Eager to transform the test of this second edition into a permanent fixture, the organizers of the New York event are offering an even more dense schedule than for the AW16 calendar in the summer - 60 shows compared to 51 - and a focus on wider media coverage, with some 800 requests for accreditation compared to just over 500. Nearly half of the shows are being held in the southwest corner of Manhattan. The women's show will follow a week later.
"The success of the first men's Fashion Week Men's surpassed all of our expectations," Steven Kolb, President and CEO of the Council of Fashion Designers of America (CFDA), told the AFP.
"The support of the press and local buyers was essential, just like that of the international community of men's clothing," noted Bruce Pask, director of men's fashion at Bergdorf Goodman.
However, it is still too early to declare victory, recognizes Steven Kolb, with lots still needing to be done before it can really stand up against the European giants. "We're only at the second season and we still have to demonstrate that our actions are worthy of the attention of journalists and buyers," he explained. According to him, the next challenge is to increase the participation of the international players."
The calendar for the four-day event is not yet as chic as its European counterparts' but it isn't lacking in panache either. Some of the major names include Tommy Hilfiger, Michael Kors, Calvin Klein (eveningwear capsule collection), Perry Ellis, Theory, and John Varvatos.
Surfing the trendy streetwear wave, a new guard of designers will no doubt arouse the interest of fashion editors and bloggers searching for new icons of cool, with Public School and John Elliott included of course, but also California's Stampd, awarded best men's brand by GQ magazine in 2015.
Eyes will also be on Duckie Brown, whose show was a smash hit in July, Greg Lauren, Ralph's nephew, the American designer is himself absent this season, Siki Im and his artistic installations, Gipsy Sport (winner of the Vogue/CFDA award in 2015), Robert Geller, men's suit specialist Joseph Abboud, the brother of designer Rebecca Minkoff, Uri Minkoff, and Californians Second/Layer and Jeffrey Rüdes.
Some names are nevertheless missing from the calendar, including the very popular Thom Browne, who showed in Paris, Rag & Bone, which will be presenting a mixed show during the traditional women's fashion week, and Michael Bastian, even though he was a longtime defender of a men's fashion week. The designer has opted for a "private in-studio shoot", his press service told the AFP.
Nothing surprising in this, according to some observers, according to whom this second NY Fashion Week Men's has been subject to scheduling problems off the bat.
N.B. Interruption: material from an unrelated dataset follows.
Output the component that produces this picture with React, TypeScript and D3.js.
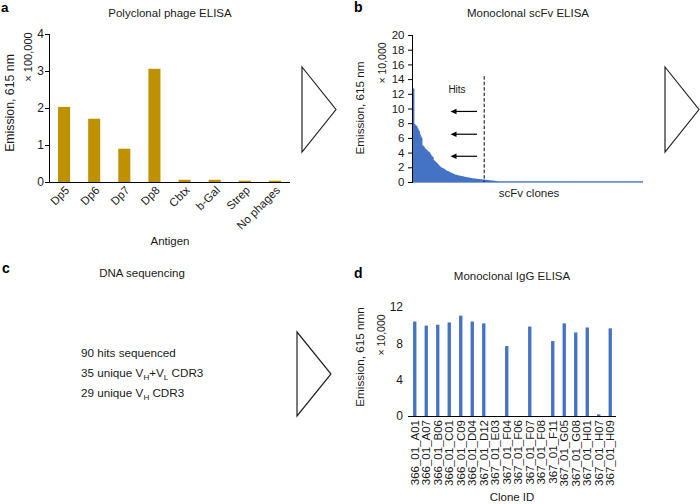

"The timing isn't great this season: we follow the European shows too closely," which gives buyers and editors little time for travel and to be present at the shows. The priority for many of them is still the women's shows, said Vincenzo Gatto, who teaches at the Fashion Institute of Technology (FIT). "Especially since the men's clothing trade fairs have just ended and many buyers have already left for Florida, the Midwest or California," whereas in July the organizers "managed to have everything coincide," he added.
For this expert in the sector, "the initiative of a Fashion Week dedicated to men remains an excellent one": men are no longer "drowned in the mass of womenswear shows," a sector that isn't seeing as strong a growth as it once did but which is still largely dominant. "And this allows lesser known designers and innovators to garner attention" in an exploding universe of men's clothing.